'''

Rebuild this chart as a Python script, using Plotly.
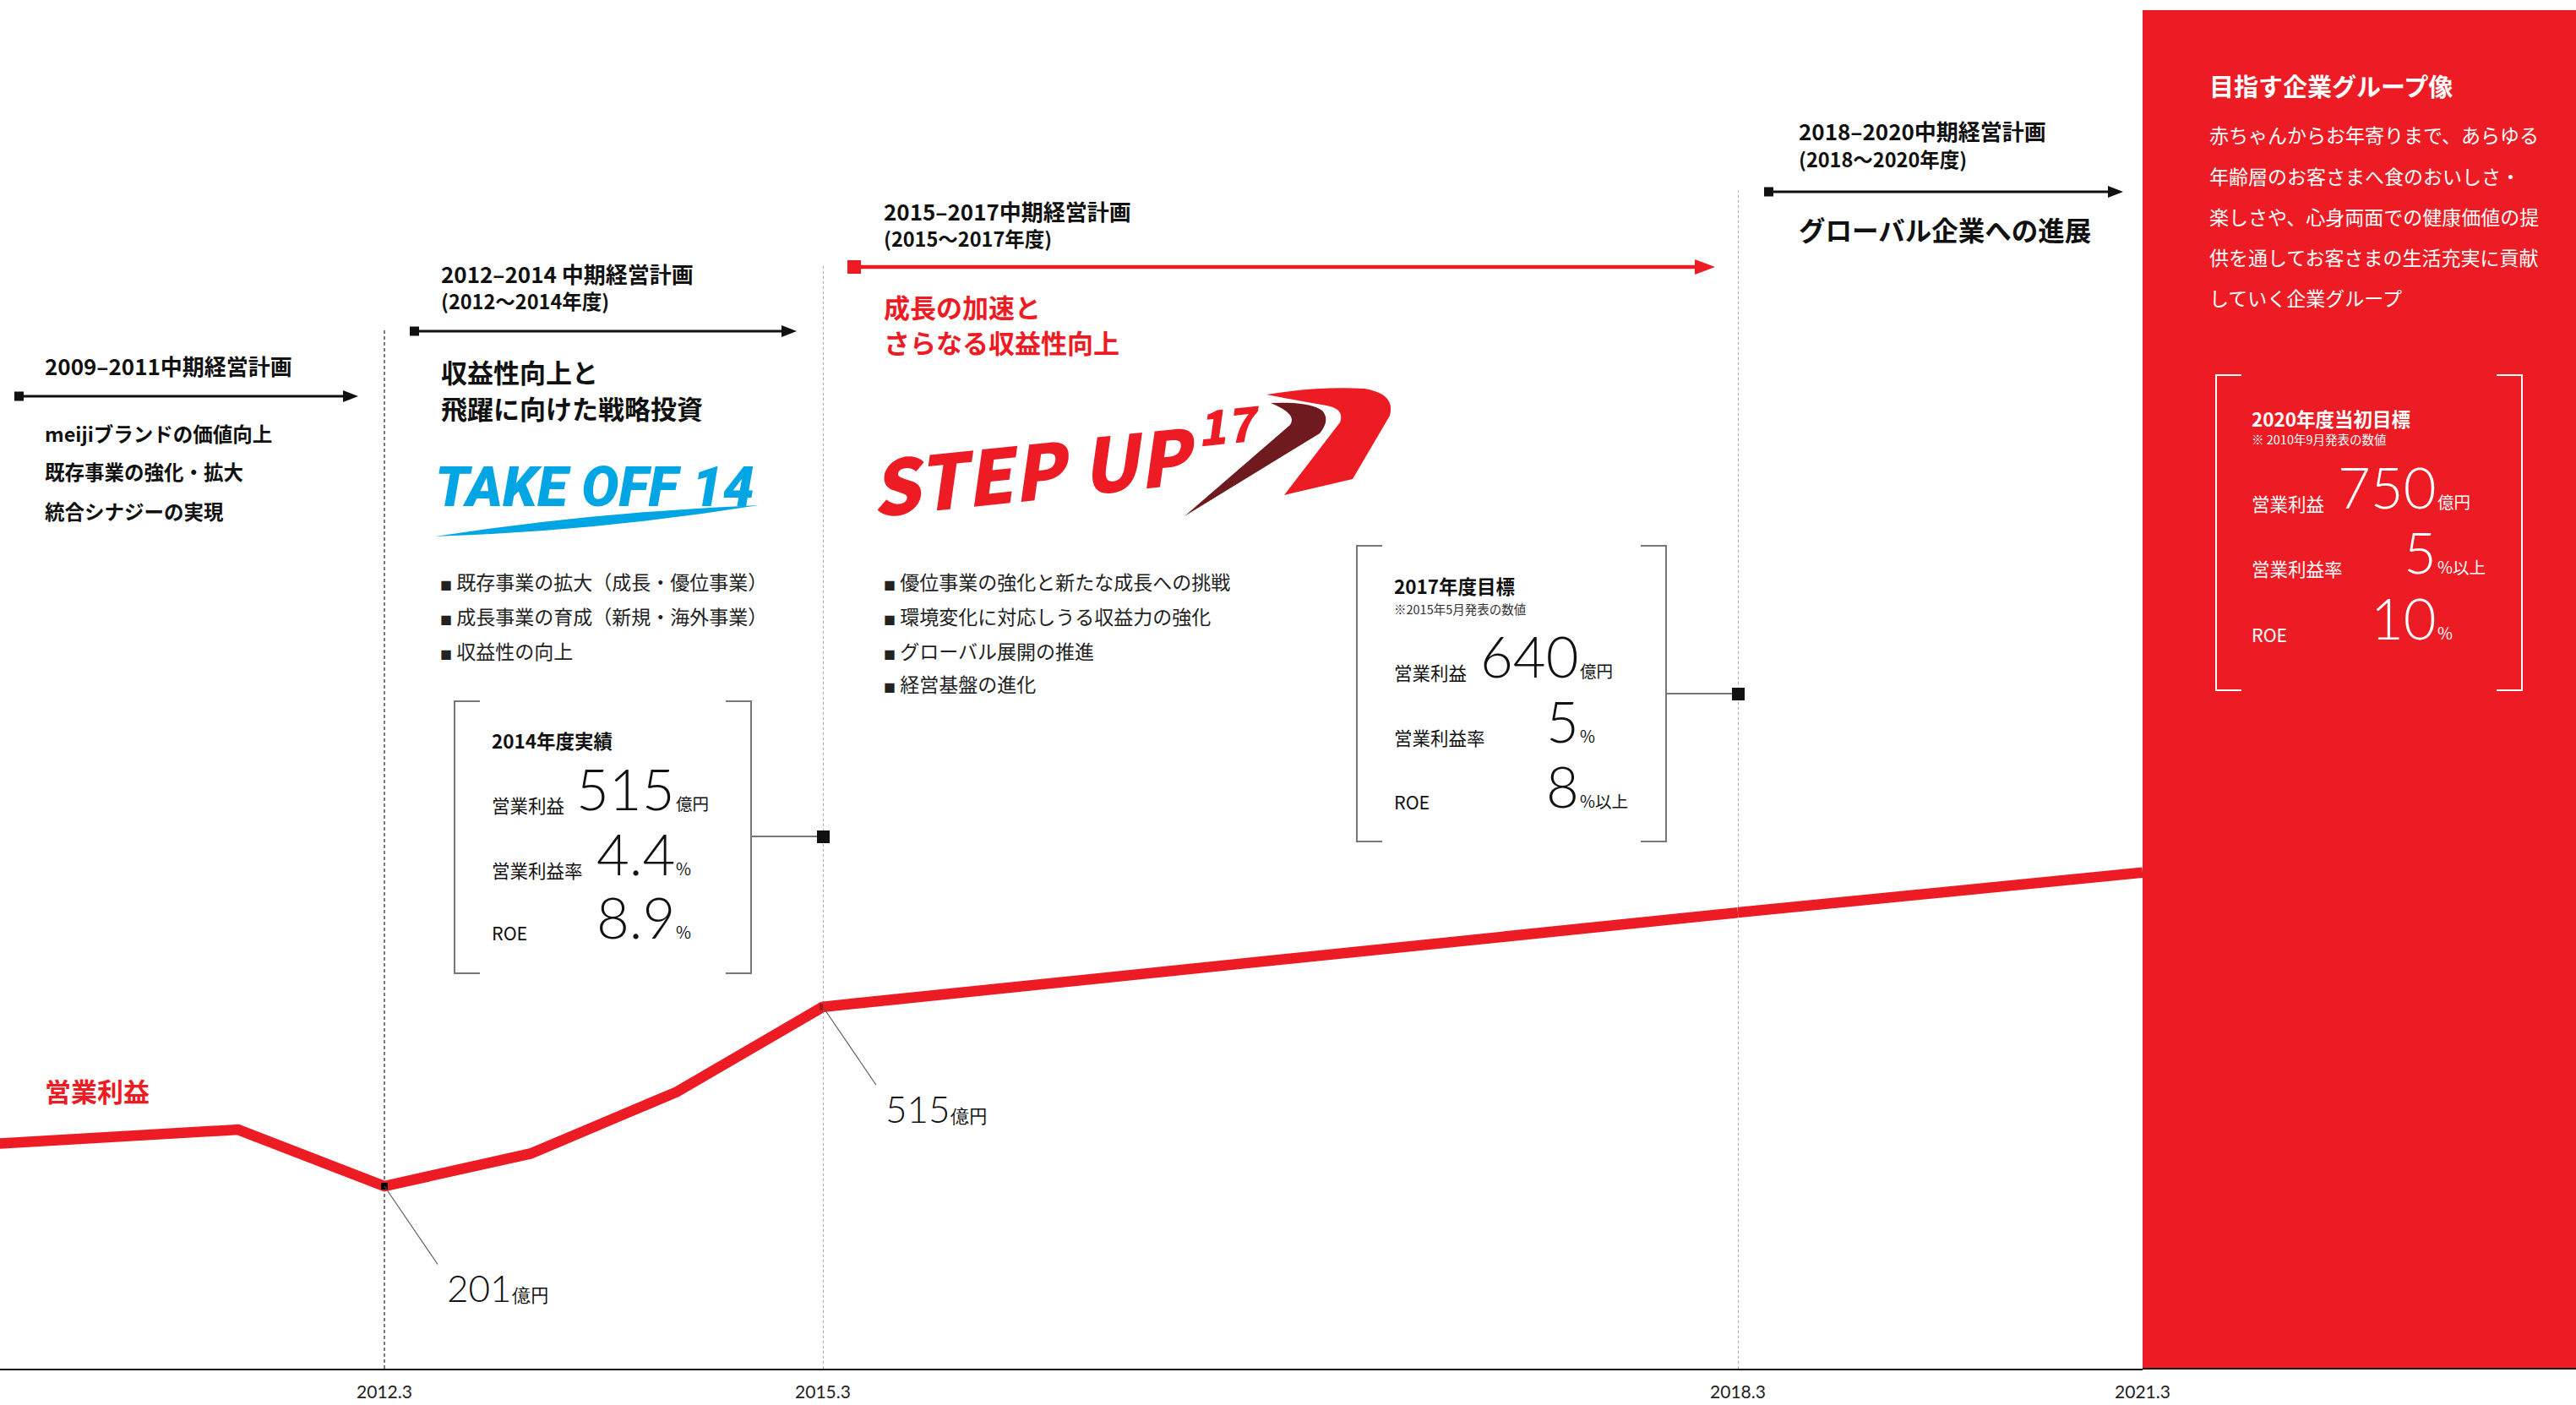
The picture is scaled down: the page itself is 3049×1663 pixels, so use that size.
import plotly.graph_objects as go

W, H = 3049, 1663
BASE_PX = 1620

RED = "#ED1C24"
DARK_RED = "#6E1A1E"
BLUE = "#00A5E3"
INK = "#111111"
GRAY = "#777777"
JP = "Noto Sans CJK JP"
NUM = "Lato"
LW = 12.5

# ---------------- data ----------------
fy_hist = [2009.3, 2010.3, 2011.3, 2012.3, 2013.3, 2014.3, 2015.3]
op_hist = [270, 287, 300, 201, 258, 366, 515]
fy_plan1 = [2015.3, 2018.3]
op_plan1 = [515, 680]
fy_plan2 = [2018.3, 2021.3]
op_plan2 = [680, 750]
callout_fy = [2012.3, 2015.3]
callout_op = [201, 515]
ticks1 = [2012.3]
ticks2 = [2015.3]
ticks3 = [2018.3, 2021.3]

box2014_rows = [("営業利益", "515", "億円"), ("営業利益率", "4.4", "%"), ("ROE", "8.9", "%")]
box2017_rows = [("営業利益", "640", "億円"), ("営業利益率", "5", "%"), ("ROE", "8", "%以上")]
box2020_rows = [("営業利益", "750", "億円"), ("営業利益率", "5", "%以上"), ("ROE", "10", "%")]

bullets_1214 = ["既存事業の拡大（成長・優位事業）", "成長事業の育成（新規・海外事業）", "収益性の向上"]
bullets_1517 = ["優位事業の強化と新たな成長への挑戦", "環境変化に対応しうる収益力の強化",
                "グローバル展開の推進", "経営基盤の進化"]
themes_0911 = ["meijiブランドの価値向上", "既存事業の強化・拡大", "統合シナジーの実現"]
vision_lines = ["赤ちゃんからお年寄りまで、あらゆる", "年齢層のお客さまへ食のおいしさ・",
                "楽しさや、心身両面での健康価値の提", "供を通してお客さまの生活充実に貢献",
                "していく企業グループ"]

# ---------------- helpers ----------------
ann = []
shapes = []


def X(x):
    return x / W


def Y(y):
    return (H - y) / H


def P(x, y):
    return f"{X(x):.6f},{Y(y):.6f}"


def txt(x, y, s, size, color=INK, weight="normal", family=JP, xanchor="left",
        yanchor="middle", style="normal", angle=0):
    ann.append(dict(x=X(x), y=Y(y), xref="paper", yref="paper", text=s, showarrow=False,
                    xanchor=xanchor, yanchor=yanchor, textangle=angle,
                    font=dict(family=family, size=size, color=color, weight=weight, style=style)))


def seg(x0, y0, x1, y1, color, w, dash=None):
    shapes.append(dict(type="line", xref="paper", yref="paper", x0=X(x0), y0=Y(y0),
                       x1=X(x1), y1=Y(y1), line=dict(color=color, width=w, dash=dash),
                       layer="above"))


def rect(x0, y0, x1, y1, fill):
    shapes.append(dict(type="rect", xref="paper", yref="paper", x0=X(x0), y0=Y(y0),
                       x1=X(x1), y1=Y(y1), fillcolor=fill, line=dict(width=0), layer="above"))


def path(d, fill=None, color=None, w=0):
    shapes.append(dict(type="path", xref="paper", yref="paper", path=d,
                       fillcolor=fill if fill else "rgba(0,0,0,0)",
                       line=dict(color=color if color else "rgba(0,0,0,0)", width=w),
                       layer="above"))


def arrow(x0, x1, y, color, lw, sq, hl, hh):
    seg(x0 + sq / 2, y, x1 - hl + 2, y, color, lw)
    path(f"M{P(x1 - hl, y - hh)} L{P(x1, y)} L{P(x1 - hl, y + hh)} Z", fill=color)
    rect(x0, y - sq / 2, x0 + sq, y + sq / 2, color)


def bracket(x0, x1, y0, y1, color, w=2, t=30):
    path(f"M{P(x0 + t, y0)} L{P(x0, y0)} L{P(x0, y1)} L{P(x0 + t, y1)}", color=color, w=w)
    path(f"M{P(x1 - t, y0)} L{P(x1, y0)} L{P(x1, y1)} L{P(x1 - t, y1)}", color=color, w=w)


def num_rows(rows, xl, xr, bases, color, nsize=67, usize=19.5, lsize=21.5):
    for (lab, val, unit), b in zip(rows, bases):
        txt(xl, b - 8, lab, lsize, color=color)
        ann.append(dict(x=X(xr + 4), y=Y(b + 0.213 * nsize + 1), xref="paper", yref="paper",
                        text=val, showarrow=False, xanchor="right", yanchor="bottom",
                        font=dict(family=NUM, size=nsize, color=color, weight=300)))
        ann.append(dict(x=X(xr + 1), y=Y(b + 0.288 * usize + 1), xref="paper", yref="paper",
                        text=unit, showarrow=False, xanchor="left", yanchor="bottom",
                        font=dict(family=JP, size=usize, color=color)))


HDR = 26
SUB = 23.5
BIG = 31
BUL = 23

# ---------------- 2009-2011 ----------------
txt(51, 432, "2009–2011中期経営計画", HDR, weight="bold")
arrow(17, 424, 469, INK, 3, 11, 18, 7)
for t, yy in zip(themes_0911, [513, 558, 605]):
    txt(51, yy, t, 23.5, weight="bold")

# ---------------- 2012-2014 ----------------
txt(520, 323, "2012–2014 中期経営計画", HDR, weight="bold")
txt(520, 356, "(2012～2014年度)", SUB, weight="bold")
arrow(485, 943, 392, INK, 3, 11, 18, 7)
txt(520, 439, "収益性向上と", BIG, weight="bold")
txt(520, 482, "飛躍に向けた戦略投資", BIG, weight="bold")
txt(704, 576, "TAKE OFF 14", 66, color=BLUE, weight=900, family="Roboto", xanchor="center",
    style="italic")
path(f"M{P(515, 635)} Q{P(705, 606)} {P(898, 598)} Q{P(705, 629)} {P(515, 635)} Z", fill=BLUE)
for b, yy in zip(bullets_1214, [688, 729, 770]):
    txt(519, yy, f"<span style='font-size:14px'>■</span> {b}", BUL, color="#222")

bracket(538, 889, 830, 1152, GRAY)
txt(580, 876, "2014年度実績", 22.5, weight="bold")
num_rows(box2014_rows, 580, 797, [960, 1037, 1112], INK)
seg(889, 990, 974, 990, GRAY, 2)
rect(967, 983, 982, 998, INK)

# ---------------- 2015-2017 ----------------
txt(1044, 249, "2015–2017中期経営計画", HDR, weight="bold")
txt(1044, 282, "(2015～2017年度)", SUB, weight="bold")
arrow(1003, 2030, 316, RED, 4.5, 16, 24, 9)
txt(1044, 362, "成長の加速と", BIG, color=RED, weight="bold")
txt(1044, 404, "さらなる収益性向上", BIG, color=RED, weight="bold")
# STEP UP 17 logo
path(f"M{P(1499, 467)} Q{P(1560, 457)} {P(1615, 460)} Q{P(1652, 466)} {P(1645, 492)} "
     f"L{P(1601, 567)} L{P(1520, 586)} L{P(1586, 500)} Q{P(1592, 484)} {P(1570, 480)} "
     f"Q{P(1535, 474)} {P(1499, 467)} Z", fill=RED)
path(f"M{P(1504, 477)} Q{P(1550, 475)} {P(1565, 486)} Q{P(1575, 497)} {P(1562, 513)} "
     f"L{P(1402, 611)} L{P(1527, 503)} Q{P(1536, 490)} {P(1504, 477)} Z", fill=DARK_RED)
txt(1224, 554, "STEP UP", 89, color=RED, weight=900, family=JP,
    xanchor="center", style="italic", angle=-6)
txt(1454, 500, "17", 56, color=RED, weight=900, family=JP,
    xanchor="center", style="italic", angle=-6)
for b, yy in zip(bullets_1517, [688, 729, 770, 809]):
    txt(1044, yy, f"<span style='font-size:14px'>■</span> {b}", BUL, color="#222")

bracket(1606, 1972, 646, 996, GRAY)
txt(1648, 693, "2017年度目標", 22.5, weight="bold")
txt(1648, 720, "※2015年5月発表の数値", 14.5, color="#333")
num_rows(box2017_rows, 1648, 1867, [803, 880, 957], INK)
seg(1972, 821, 2057, 821, GRAY, 2)
rect(2050, 814, 2065, 829, INK)

# ---------------- 2018-2020 ----------------
txt(2127, 155, "2018–2020中期経営計画", HDR, weight="bold")
txt(2127, 188, "(2018～2020年度)", SUB, weight="bold")
arrow(2088, 2513, 227, INK, 3, 11, 18, 7)
txt(2127, 271, "グローバル企業への進展", 31.5, weight="bold")

# ---------------- red panel ----------------
rect(2536, 12, W, BASE_PX, RED)
seg(2536, BASE_PX, W, BASE_PX, INK, 2)
txt(2613, 101, "目指す企業グループ像", 29, color="white", weight="bold")
for line, yy in zip(vision_lines, [159, 208, 256, 304, 352]):
    txt(2613, yy, line, 23, color="white")
bracket(2623, 2985, 444, 817, "white", w=2)
txt(2663, 495, "2020年度当初目標", 22.5, color="white", weight="bold")
txt(2663, 520, "※ 2010年9月発表の数値", 14.5, color="white")
num_rows(box2020_rows, 2663, 2882, [603, 680, 758], "white")

# ---------------- series label ----------------
txt(51, 1290, "営業利益", 31, color=RED, weight="bold")

# ---------------- vertical guides ----------------
for ref, v, top, dash, col in [("x", ticks1[0], 391, "4px,3px", "#444"),
                               ("x2", ticks2[0], 312, "dot", "#888"),
                               ("x3", ticks3[0], 226, "dot", "#888")]:
    shapes.append(dict(type="line", xref=ref, yref="paper", x0=v, x1=v,
                       y0=Y(BASE_PX), y1=Y(top), line=dict(color=col, width=1.4, dash=dash),
                       layer="below"))

# ---------------- callouts ----------------
for fy, op in zip(callout_fy, callout_op):
    ann.append(dict(x=fy, y=op, xref="x", yref="y", ax=64, ay=94, axref="pixel",
                    ayref="pixel", text="", showarrow=True, arrowhead=0, arrowwidth=1.1,
                    arrowcolor="#555", standoff=0))
    ann.append(dict(x=fy, y=op, xref="x", yref="y", text=f"{op}<span style='font-size:22px'>億円</span>",
                    showarrow=False, xanchor="left", yanchor="bottom", xshift=72, yshift=-148,
                    font=dict(family=NUM, size=44, color=INK, weight=300)))

# ---------------- traces ----------------
fig = go.Figure()
fig.add_trace(go.Scatter(x=fy_hist, y=op_hist, xaxis="x", yaxis="y", mode="lines+markers",
                         line=dict(color=RED, width=LW),
                         marker=dict(size=[0] * (len(fy_hist) - 1) + [LW], color=RED,
                                     line=dict(width=0)),
                         cliponaxis=False, hoverinfo="skip"))
fig.add_trace(go.Scatter(x=fy_plan1, y=op_plan1, xaxis="x2", yaxis="y", mode="lines+markers",
                         line=dict(color=RED, width=LW),
                         marker=dict(size=[LW] + [0] * (len(fy_plan1) - 1), color=RED,
                                     line=dict(width=0)),
                         cliponaxis=False, hoverinfo="skip"))
fig.add_trace(go.Scatter(x=fy_plan2, y=op_plan2, xaxis="x3", yaxis="y", mode="lines",
                         line=dict(color=RED, width=LW), hoverinfo="skip"))
fig.add_trace(go.Scatter(x=callout_fy, y=callout_op, xaxis="x", yaxis="y", mode="markers",
                         marker=dict(symbol="square", size=8, color="black"),
                         cliponaxis=False, hoverinfo="skip"))

common = dict(showgrid=False, zeroline=False, showline=True, linecolor=INK, linewidth=2,
              ticks="outside", ticklen=8, tickcolor="rgba(0,0,0,0)",
              tickfont=dict(family=NUM, size=21, color="#222"), anchor="y", fixedrange=True)
fig.update_layout(
    width=W, height=H, autosize=False, template="none",
    margin=dict(l=0, r=0, t=0, b=0),
    paper_bgcolor="white", plot_bgcolor="white", showlegend=False,
    xaxis=dict(domain=[0, 974 / W], range=[2009.67, 2015.3], tickvals=ticks1,
               ticktext=[f"{t:.1f}" for t in ticks1], **common),
    xaxis2=dict(domain=[974 / W, 2057 / W], range=[2015.3, 2018.3], tickvals=ticks2,
                ticktext=[f"{t:.1f}" for t in ticks2], **common),
    xaxis3=dict(domain=[2057 / W, 2536 / W], range=[2018.3, 2021.3], tickvals=ticks3,
                ticktext=[f"{t:.1f}" for t in ticks3], **common),
    yaxis=dict(domain=[(H - BASE_PX) / H, 1], range=[-118.5, 2277.6], visible=False,
               fixedrange=True, anchor="x"),
    shapes=shapes, annotations=ann,
)
fig.write_html("out.html", include_plotlyjs=True, config={"displayModeBar": False})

'''

_Written instruction_
Set down again, exactly, the lines of the material above from its first line to the one with "color=color, weight=weight, style=style)))", inclusive. Leave the pictures out.

_Completed task_
Rebuild this chart as a Python script, using Plotly.
The picture is scaled down: the page itself is 3049×1663 pixels, so use that size.
import plotly.graph_objects as go

W, H = 3049, 1663
BASE_PX = 1620

RED = "#ED1C24"
DARK_RED = "#6E1A1E"
BLUE = "#00A5E3"
INK = "#111111"
GRAY = "#777777"
JP = "Noto Sans CJK JP"
NUM = "Lato"
LW = 12.5

# ---------------- data ----------------
fy_hist = [2009.3, 2010.3, 2011.3, 2012.3, 2013.3, 2014.3, 2015.3]
op_hist = [270, 287, 300, 201, 258, 366, 515]
fy_plan1 = [2015.3, 2018.3]
op_plan1 = [515, 680]
fy_plan2 = [2018.3, 2021.3]
op_plan2 = [680, 750]
callout_fy = [2012.3, 2015.3]
callout_op = [201, 515]
ticks1 = [2012.3]
ticks2 = [2015.3]
ticks3 = [2018.3, 2021.3]

box2014_rows = [("営業利益", "515", "億円"), ("営業利益率", "4.4", "%"), ("ROE", "8.9", "%")]
box2017_rows = [("営業利益", "640", "億円"), ("営業利益率", "5", "%"), ("ROE", "8", "%以上")]
box2020_rows = [("営業利益", "750", "億円"), ("営業利益率", "5", "%以上"), ("ROE", "10", "%")]

bullets_1214 = ["既存事業の拡大（成長・優位事業）", "成長事業の育成（新規・海外事業）", "収益性の向上"]
bullets_1517 = ["優位事業の強化と新たな成長への挑戦", "環境変化に対応しうる収益力の強化",
                "グローバル展開の推進", "経営基盤の進化"]
themes_0911 = ["meijiブランドの価値向上", "既存事業の強化・拡大", "統合シナジーの実現"]
vision_lines = ["赤ちゃんからお年寄りまで、あらゆる", "年齢層のお客さまへ食のおいしさ・",
                "楽しさや、心身両面での健康価値の提", "供を通してお客さまの生活充実に貢献",
                "していく企業グループ"]

# ---------------- helpers ----------------
ann = []
shapes = []


def X(x):
    return x / W


def Y(y):
    return (H - y) / H


def P(x, y):
    return f"{X(x):.6f},{Y(y):.6f}"


def txt(x, y, s, size, color=INK, weight="normal", family=JP, xanchor="left",
        yanchor="middle", style="normal", angle=0):
    ann.append(dict(x=X(x), y=Y(y), xref="paper", yref="paper", text=s, showarrow=False,
                    xanchor=xanchor, yanchor=yanchor, textangle=angle,
                    font=dict(family=family, size=size, color=color, weight=weight, style=style)))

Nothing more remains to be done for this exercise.